• Instructions for the task
Extract each line of the records below that contains the word "matplotlib".

• Data listing
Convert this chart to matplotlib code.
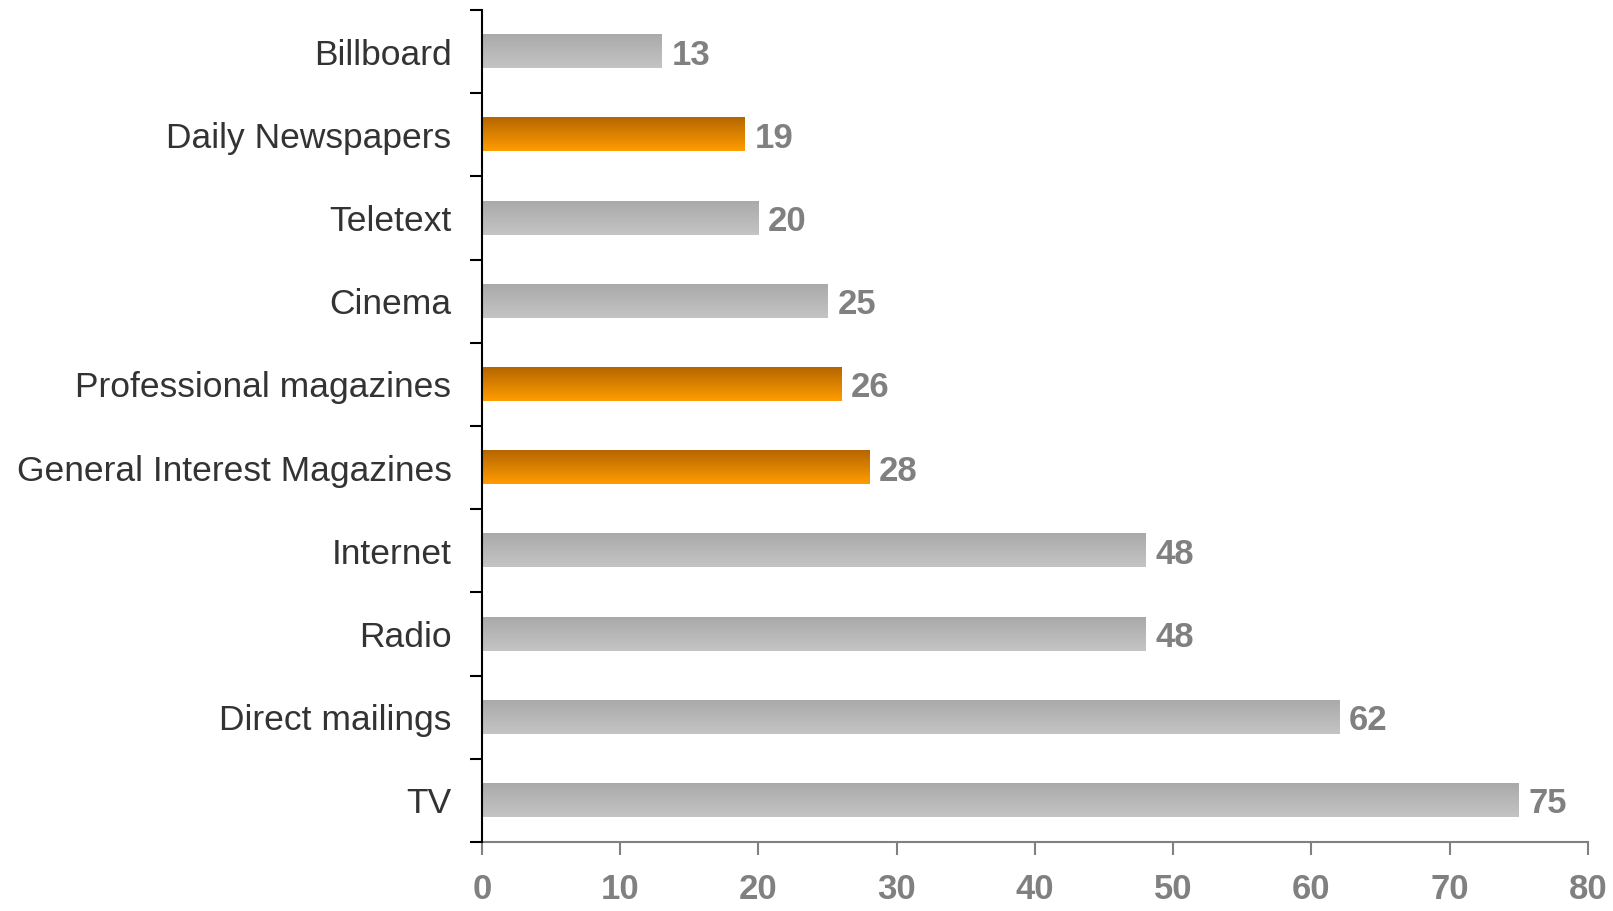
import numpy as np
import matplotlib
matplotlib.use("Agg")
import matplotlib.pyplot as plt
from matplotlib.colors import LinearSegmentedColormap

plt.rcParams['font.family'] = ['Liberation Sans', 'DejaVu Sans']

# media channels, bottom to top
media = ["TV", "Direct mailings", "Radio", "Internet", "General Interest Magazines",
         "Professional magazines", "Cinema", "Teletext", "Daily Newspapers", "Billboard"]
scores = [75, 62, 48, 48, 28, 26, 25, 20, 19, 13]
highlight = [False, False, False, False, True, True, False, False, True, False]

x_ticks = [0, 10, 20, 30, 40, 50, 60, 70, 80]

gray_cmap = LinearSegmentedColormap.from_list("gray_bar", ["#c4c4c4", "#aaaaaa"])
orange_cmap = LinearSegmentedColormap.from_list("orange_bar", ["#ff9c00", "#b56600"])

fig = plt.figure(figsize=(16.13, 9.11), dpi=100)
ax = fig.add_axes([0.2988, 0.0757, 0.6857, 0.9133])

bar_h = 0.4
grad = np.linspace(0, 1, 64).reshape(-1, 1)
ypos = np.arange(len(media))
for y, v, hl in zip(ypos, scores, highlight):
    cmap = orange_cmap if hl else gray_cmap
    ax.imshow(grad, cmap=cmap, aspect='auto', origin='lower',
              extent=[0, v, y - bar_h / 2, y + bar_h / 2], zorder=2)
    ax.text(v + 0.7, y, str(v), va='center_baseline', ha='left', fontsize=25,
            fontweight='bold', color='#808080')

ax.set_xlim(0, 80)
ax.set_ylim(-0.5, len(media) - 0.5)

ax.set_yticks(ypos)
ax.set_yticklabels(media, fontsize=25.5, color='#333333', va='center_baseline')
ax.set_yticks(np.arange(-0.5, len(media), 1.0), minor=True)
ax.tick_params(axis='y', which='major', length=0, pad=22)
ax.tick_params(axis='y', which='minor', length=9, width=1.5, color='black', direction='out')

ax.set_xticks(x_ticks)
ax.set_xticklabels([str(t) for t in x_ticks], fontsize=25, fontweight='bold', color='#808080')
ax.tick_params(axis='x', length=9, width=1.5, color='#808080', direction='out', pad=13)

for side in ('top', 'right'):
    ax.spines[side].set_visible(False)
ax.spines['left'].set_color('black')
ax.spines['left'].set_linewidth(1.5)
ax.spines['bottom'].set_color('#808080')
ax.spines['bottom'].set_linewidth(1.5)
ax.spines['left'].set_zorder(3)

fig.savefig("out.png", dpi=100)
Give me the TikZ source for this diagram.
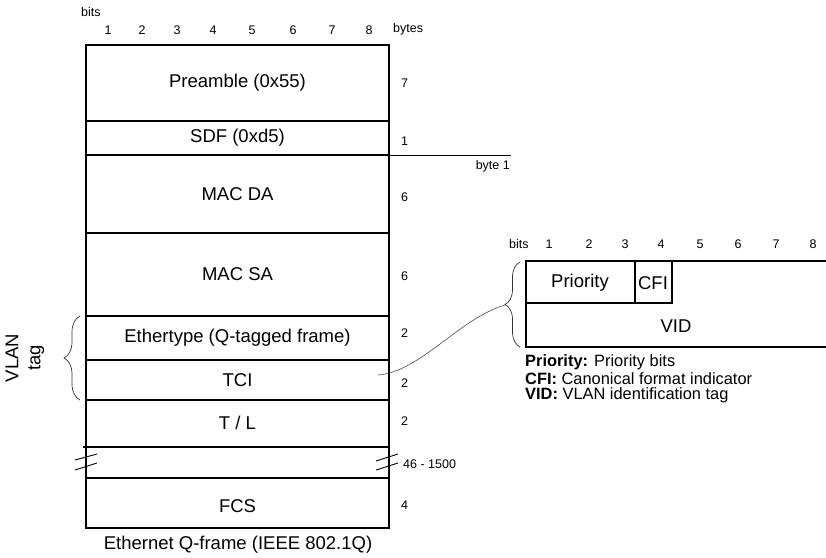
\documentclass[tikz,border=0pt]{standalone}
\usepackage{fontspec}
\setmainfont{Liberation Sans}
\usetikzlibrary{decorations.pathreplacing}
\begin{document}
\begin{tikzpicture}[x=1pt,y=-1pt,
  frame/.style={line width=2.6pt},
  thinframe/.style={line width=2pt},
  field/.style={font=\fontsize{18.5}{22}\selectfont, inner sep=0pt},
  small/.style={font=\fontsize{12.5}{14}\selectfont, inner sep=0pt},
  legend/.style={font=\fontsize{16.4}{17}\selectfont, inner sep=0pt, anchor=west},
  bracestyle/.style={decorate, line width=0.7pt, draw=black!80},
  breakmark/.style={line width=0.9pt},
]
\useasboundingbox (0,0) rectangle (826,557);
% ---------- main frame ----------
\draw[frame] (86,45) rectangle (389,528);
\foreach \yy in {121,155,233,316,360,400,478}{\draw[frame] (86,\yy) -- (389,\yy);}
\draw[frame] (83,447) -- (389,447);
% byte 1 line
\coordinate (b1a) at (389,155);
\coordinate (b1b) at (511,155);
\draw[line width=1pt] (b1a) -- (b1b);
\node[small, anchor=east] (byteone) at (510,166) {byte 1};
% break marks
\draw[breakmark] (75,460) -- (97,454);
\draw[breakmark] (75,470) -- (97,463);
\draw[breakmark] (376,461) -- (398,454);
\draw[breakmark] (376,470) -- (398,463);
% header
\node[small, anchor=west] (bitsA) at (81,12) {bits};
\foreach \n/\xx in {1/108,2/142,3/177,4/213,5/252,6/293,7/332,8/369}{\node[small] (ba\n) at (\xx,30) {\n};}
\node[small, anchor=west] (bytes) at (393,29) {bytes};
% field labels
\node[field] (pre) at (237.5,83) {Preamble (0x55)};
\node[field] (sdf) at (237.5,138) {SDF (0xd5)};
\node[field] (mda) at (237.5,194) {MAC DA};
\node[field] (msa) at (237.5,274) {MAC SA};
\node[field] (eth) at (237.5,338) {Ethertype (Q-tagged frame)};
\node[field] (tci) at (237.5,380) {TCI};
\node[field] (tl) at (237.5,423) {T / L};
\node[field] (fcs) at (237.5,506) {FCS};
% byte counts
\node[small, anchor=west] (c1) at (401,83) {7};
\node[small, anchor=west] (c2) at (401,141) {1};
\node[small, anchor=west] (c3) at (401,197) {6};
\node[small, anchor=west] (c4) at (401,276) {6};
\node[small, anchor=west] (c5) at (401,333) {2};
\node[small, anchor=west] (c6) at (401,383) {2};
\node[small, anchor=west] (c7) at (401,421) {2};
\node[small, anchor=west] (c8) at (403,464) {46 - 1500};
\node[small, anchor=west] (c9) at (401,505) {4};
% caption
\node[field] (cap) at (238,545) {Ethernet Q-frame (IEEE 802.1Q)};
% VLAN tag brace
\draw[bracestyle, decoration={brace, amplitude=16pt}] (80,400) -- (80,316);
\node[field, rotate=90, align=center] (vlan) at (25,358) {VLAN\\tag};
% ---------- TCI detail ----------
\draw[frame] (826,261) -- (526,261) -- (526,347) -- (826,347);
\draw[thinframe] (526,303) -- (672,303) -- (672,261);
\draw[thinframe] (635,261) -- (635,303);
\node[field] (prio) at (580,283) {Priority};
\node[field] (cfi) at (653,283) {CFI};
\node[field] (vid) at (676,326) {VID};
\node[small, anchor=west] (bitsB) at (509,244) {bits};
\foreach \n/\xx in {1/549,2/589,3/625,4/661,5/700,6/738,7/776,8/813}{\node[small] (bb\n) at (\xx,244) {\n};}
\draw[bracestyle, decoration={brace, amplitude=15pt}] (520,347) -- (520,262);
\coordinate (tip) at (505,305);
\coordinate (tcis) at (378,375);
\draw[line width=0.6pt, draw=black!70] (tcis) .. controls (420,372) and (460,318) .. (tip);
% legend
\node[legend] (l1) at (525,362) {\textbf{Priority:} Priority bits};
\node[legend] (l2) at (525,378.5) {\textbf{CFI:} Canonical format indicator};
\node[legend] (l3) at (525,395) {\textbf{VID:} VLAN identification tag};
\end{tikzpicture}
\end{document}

• Result
Convert this chart to matplotlib code.
import matplotlib
matplotlib.use("Agg")
import matplotlib.pyplot as plt
from matplotlib.colors import LinearSegmentedColormap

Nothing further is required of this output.